Precise wholesale market modeling affirm the phenomenon of value deflation for utility-scale and distributed solar. A Lawrence Berkeley National Laboratory study estimated "solar value to be 38% lower when solar is at 10% penetration of residential sectors of Los Angeles,” Kann wrote.
But, Kann noted that retail rate NEM credits can mask value deflation. Even so, a California study of residential solar showed that solar owners compensated at time-varying wholesale prices lose 35% of bill savings with a 15% solar penetration compared to solar owners with NEM and a zero solar penetration.
“That is where storage is incredibly valuable,” Kann said. “Storage mitigates value deflation by allowing the shift of solar generation from the time when it is less needed to the time when it is more needed.”
Storage, load control, and new possibilities
Storage can mitigate value deflation even if NEM is reduced and a high demand charge is imposed. SRP’s new residential rate structure for new PV system owners imposed a $9.25 per kW per month demand charge and reduced the NEM credit from the retail rate of approximately $0.09 per kWh to $0.05 per kWh.
Still, a GTM research analysis found solar-plus-storage economics, with certain parameters, could be superior to solar-only economics.
Behind-the-meter and in-front-of-the-meter energy storage can both support solar growth, Kann writes.
If NEM credits drop below the retail electricity rate and demand charges are imposed, distributed solar owners with behind-the-meter storage can retain over-generation instead of selling it back to the grid at low rates. Then, they can use stored, solar-generated electricity instead of costly peak period electricity that drives up their demand charges.
System level, in-front-of-the-meter energy storage can also head off value deflation. according to the report.
At midday, when the solar irradiation is most intense, a utility-scale project’s bulk output can be stored instead of released to the grid when other solar production in flowing into the system. That can eliminate off-peak over-generation. The stored electricity is then available when the grid’s load increases, boosting its value to system.
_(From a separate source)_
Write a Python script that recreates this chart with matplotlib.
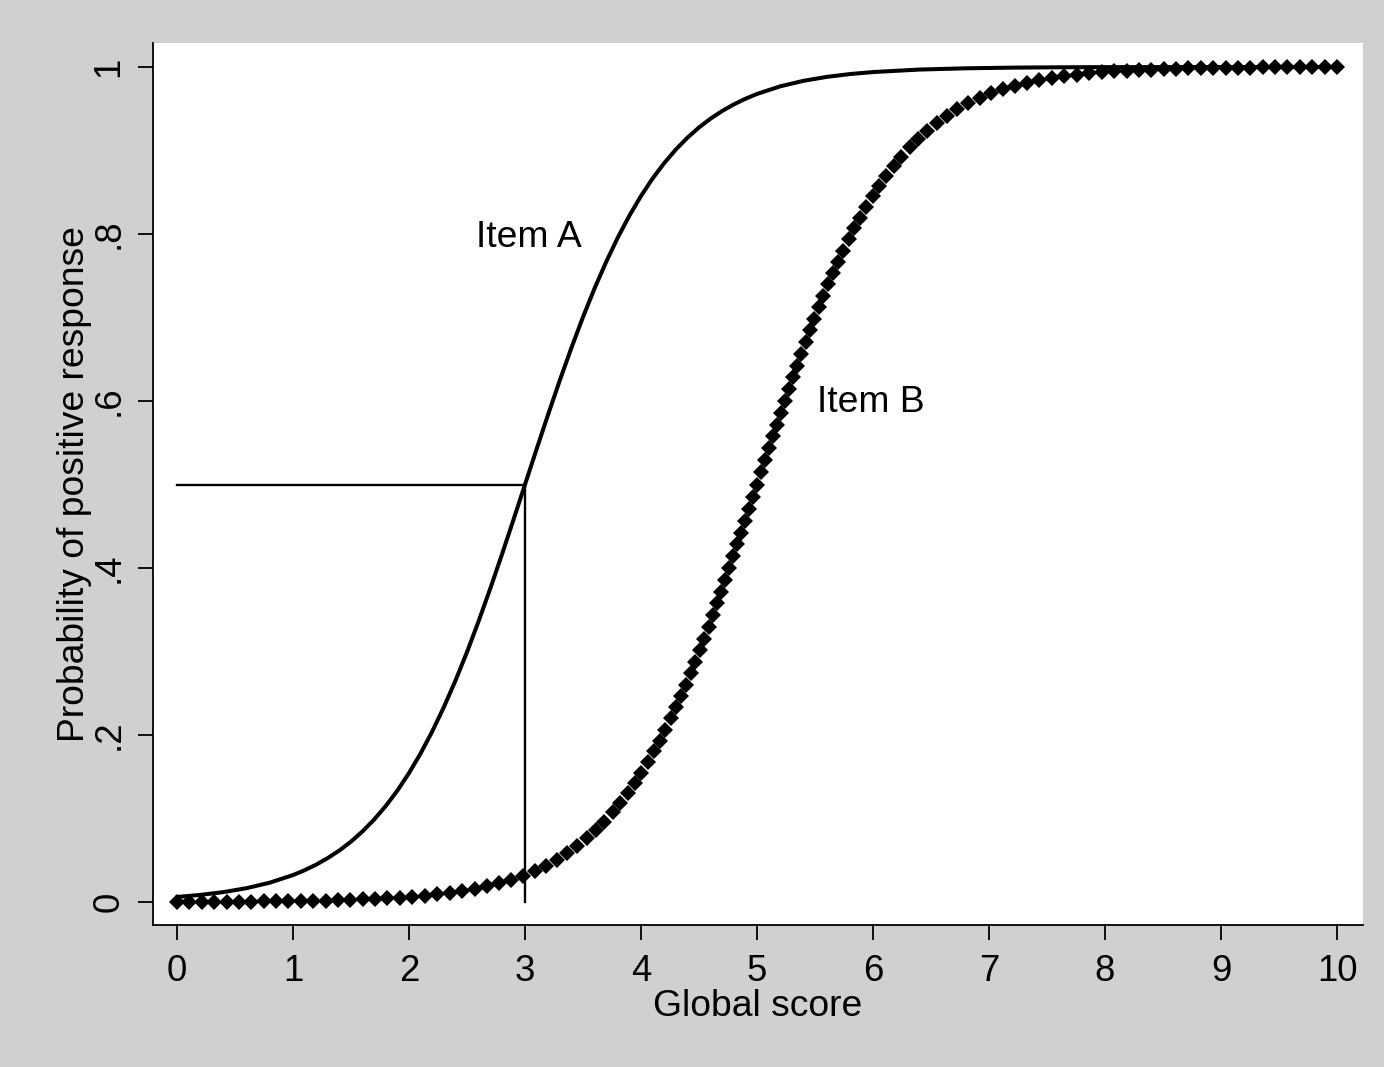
import matplotlib
matplotlib.use("Agg")
import matplotlib.pyplot as plt

plt.rcParams['font.family'] = ['Liberation Sans', 'DejaVu Sans']

# Item A (solid curve)
item_a_x = [0.0, 0.2, 0.4, 0.6, 0.8, 1.0, 1.1, 1.2, 1.3, 1.4, 1.5, 1.6, 1.7, 1.8, 1.9,
            2.0, 2.1, 2.2, 2.3, 2.4, 2.5, 2.6, 2.7, 2.8, 2.9, 3.0, 3.1, 3.2, 3.3, 3.4,
            3.5, 3.6, 3.7, 3.8, 3.9, 4.0, 4.1, 4.2, 4.3, 4.4, 4.5, 4.6, 4.7, 4.8, 4.9,
            5.0, 5.2, 5.4, 5.6, 5.8, 6.0, 6.4, 6.8, 7.2, 7.6, 8.0, 9.0, 10.0]
item_a_y = [0.0061, 0.0085, 0.0119, 0.0166, 0.0232, 0.0323, 0.0381, 0.0448, 0.0527, 0.0618,
            0.0724, 0.0847, 0.0989, 0.1151, 0.1335, 0.1545, 0.1780, 0.2042, 0.2333, 0.2650,
            0.2994, 0.3363, 0.3752, 0.4158, 0.4576, 0.5000, 0.5424, 0.5842, 0.6248, 0.6637,
            0.7006, 0.7350, 0.7667, 0.7958, 0.8220, 0.8455, 0.8665, 0.8849, 0.9011, 0.9153,
            0.9276, 0.9382, 0.9473, 0.9552, 0.9619, 0.9677, 0.9768, 0.9834, 0.9881, 0.9915,
            0.9939, 0.9969, 0.9984, 0.9992, 0.9996, 0.9998, 0.9999, 1.0000]

# Item B (diamond markers)
item_b_x = [0.000, 0.107, 0.213, 0.320, 0.427, 0.534, 0.640, 0.747, 0.854, 0.961,
            1.067, 1.174, 1.281, 1.388, 1.494, 1.601, 1.708, 1.814, 1.921, 2.029,
            2.137, 2.245, 2.353, 2.460, 2.567, 2.672, 2.777, 2.881, 2.983, 3.082,
            3.179, 3.273, 3.363, 3.449, 3.532, 3.610, 3.684, 3.755, 3.821, 3.885,
            3.945, 4.002, 4.057, 4.110, 4.160, 4.208, 4.255, 4.300, 4.344, 4.386,
            4.427, 4.467, 4.506, 4.544, 4.582, 4.619, 4.655, 4.691, 4.726, 4.761,
            4.796, 4.830, 4.864, 4.898, 4.932, 4.966, 5.000,
            5.034, 5.068, 5.102, 5.136, 5.170, 5.204, 5.239, 5.274, 5.309, 5.345,
            5.381, 5.418, 5.456, 5.494, 5.533, 5.573, 5.614, 5.656, 5.700, 5.745,
            5.792, 5.840, 5.890, 5.943, 5.998, 6.055, 6.115, 6.179, 6.245, 6.316,
            6.390, 6.468, 6.551, 6.637, 6.727, 6.821, 6.918, 7.017, 7.119, 7.223,
            7.328, 7.433, 7.540, 7.647, 7.755, 7.863, 7.971, 8.079, 8.186, 8.292,
            8.399, 8.506, 8.612, 8.719, 8.826, 8.933, 9.039, 9.146, 9.253, 9.360,
            9.466, 9.573, 9.680, 9.787, 9.893, 10.000]
item_b_y = [0.0002, 0.0002, 0.0003, 0.0004, 0.0004, 0.0005, 0.0006, 0.0007, 0.0009, 0.0010,
            0.0012, 0.0015, 0.0018, 0.0021, 0.0026, 0.0031, 0.0037, 0.0044, 0.0053, 0.0064,
            0.0076, 0.0092, 0.0110, 0.0132, 0.0157, 0.0187, 0.0223, 0.0265, 0.0314, 0.0369,
            0.0433, 0.0504, 0.0582, 0.0668, 0.0762, 0.0861, 0.0964, 0.1075, 0.1187, 0.1306,
            0.1426, 0.1549, 0.1675, 0.1805, 0.1934, 0.2065, 0.2199, 0.2333, 0.2469, 0.2604,
            0.2741, 0.2878, 0.3016, 0.3153, 0.3295, 0.3435, 0.3575, 0.3716, 0.3856, 0.3998,
            0.4142, 0.4282, 0.4425, 0.4568, 0.4712, 0.4856, 0.5000,
            0.5144, 0.5288, 0.5432, 0.5575, 0.5718, 0.5858, 0.6002, 0.6144, 0.6284, 0.6425,
            0.6565, 0.6705, 0.6847, 0.6984, 0.7122, 0.7259, 0.7396, 0.7531, 0.7667, 0.7801,
            0.7935, 0.8066, 0.8195, 0.8325, 0.8451, 0.8574, 0.8694, 0.8813, 0.8925, 0.9036,
            0.9139, 0.9238, 0.9332, 0.9418, 0.9496, 0.9567, 0.9631, 0.9686, 0.9735, 0.9777,
            0.9813, 0.9843, 0.9868, 0.9890, 0.9908, 0.9924, 0.9936, 0.9947, 0.9956, 0.9963,
            0.9969, 0.9974, 0.9979, 0.9982, 0.9985, 0.9988, 0.9990, 0.9991, 0.9993, 0.9994,
            0.9995, 0.9996, 0.9996, 0.9997, 0.9998, 0.9998]

# Reference lines for Item A at P = 0.5
ref_x = 3.0
ref_p = 0.5

x_ticks = [0, 1, 2, 3, 4, 5, 6, 7, 8, 9, 10]
x_tick_labels = ['0', '1', '2', '3', '4', '5', '6', '7', '8', '9', '10']
y_ticks = [0, 0.2, 0.4, 0.6, 0.8, 1.0]
y_tick_labels = ['0', '.2', '.4', '.6', '.8', '1']

label_a = 'Item A'
label_b = 'Item B'
label_a_pos = (2.58, 0.796)
label_b_pos = (5.52, 0.598)

bg = '#d0d0d0'
fig = plt.figure(figsize=(13.84, 10.67), dpi=100, facecolor=bg)
ax = fig.add_axes([153/1384, 1 - 925/1067, 1210/1384, 882/1067])
ax.set_facecolor('white')

ax.plot(item_a_x, item_a_y, color='black', lw=2.9, solid_capstyle='round', zorder=3)
ax.plot(item_b_x, item_b_y, linestyle='none', marker='D', markersize=7.8,
        color='black', markeredgewidth=0, zorder=3)

ax.plot([0, ref_x], [ref_p, ref_p], color='black', lw=1.7, zorder=2)
ax.plot([ref_x, ref_x], [0, ref_p], color='black', lw=1.7, zorder=2)

ax.text(label_a_pos[0], label_a_pos[1], label_a, fontsize=26.8, va='center', ha='left')
ax.text(label_b_pos[0], label_b_pos[1], label_b, fontsize=26.8, va='center', ha='left')

ax.set_xlim(-0.207, 10.224)
ax.set_ylim(-0.0275, 1.0287)

ax.set_xticks(x_ticks)
ax.set_xticklabels(x_tick_labels)
ax.set_yticks(y_ticks)
ax.set_yticklabels(y_tick_labels, rotation=90, va='center')

for s in ['top', 'right']:
    ax.spines[s].set_visible(False)
for s in ['left', 'bottom']:
    ax.spines[s].set_linewidth(1.3)
    ax.spines[s].set_color('black')

ax.tick_params(axis='both', direction='out', length=11, width=1.3, labelsize=26.3,
               colors='black')
ax.tick_params(axis='x', pad=10)
ax.tick_params(axis='y', pad=8)

ax.set_xlabel('Global score', fontsize=26.8, labelpad=0)
ax.set_ylabel('Probability of positive response', fontsize=26.8, labelpad=0)

fig.savefig('out.png', dpi=100, facecolor=bg)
That is the strategy behind the recent 13 MW solar PV array that Kauai Island Utility Cooperative (KIUC) is installing with a 13 MW/52 MWh lithium-ion energy storage system, Kann writes.
The battery storage “will be used to shift the PV generation into the 5 p.m. to 10 p.m. evening peak, displacing expensive peaking plants, providing more value during peak hours, and minimizing stress on the existing baseload plant.”
Hawaii is unique because the solar penetration is as high as 30% of single family homes on some parts of the grid. In the rest of the country, “the economics aren’t there yet but the need is not there yet either,” Kann said.
The challenge of solar value deflation will increase. The ability of storage to mitigate it “will depend on the costs of solar and storage continuing to fall, which we expect,” Kann said.
What energy storage can do to support future solar growth on the supply side, load control can do on the demand side, the paper reported. The use of smart and networked appliances and services can offer a “demand flexibility” that an RMI study estimated could “reduce grid costs by $13 billion per year,” Kann wrote.
“RMI did a good job of making the argument that load control is just as important and the potential is just as big as storage, depending on what controllable load the customer has and what the load profile is,” Kann added..
A bumpy ride to a bright future
The near-term outlook is likely to be a bumpy ride requiring much work by advocates of solar, which the paper describes as an “incentive- and regulatory-driven technology."
Though costs will continue to fall, it will be at a slower rate. Even utility-scale solar, which comes with economies of scale, will only see an installed cost drop of 11% between 2020 and 2030, the report projects.
But solar has the Clean Power Plan, market reinvention, rate design solutions, and storage and load control technologies on its side.
“I find it very difficult,” Kann concluded, “to conjure a realistic scenario that doesn’t include solar achieving the next order of magnitude by 2030, if not earlier.”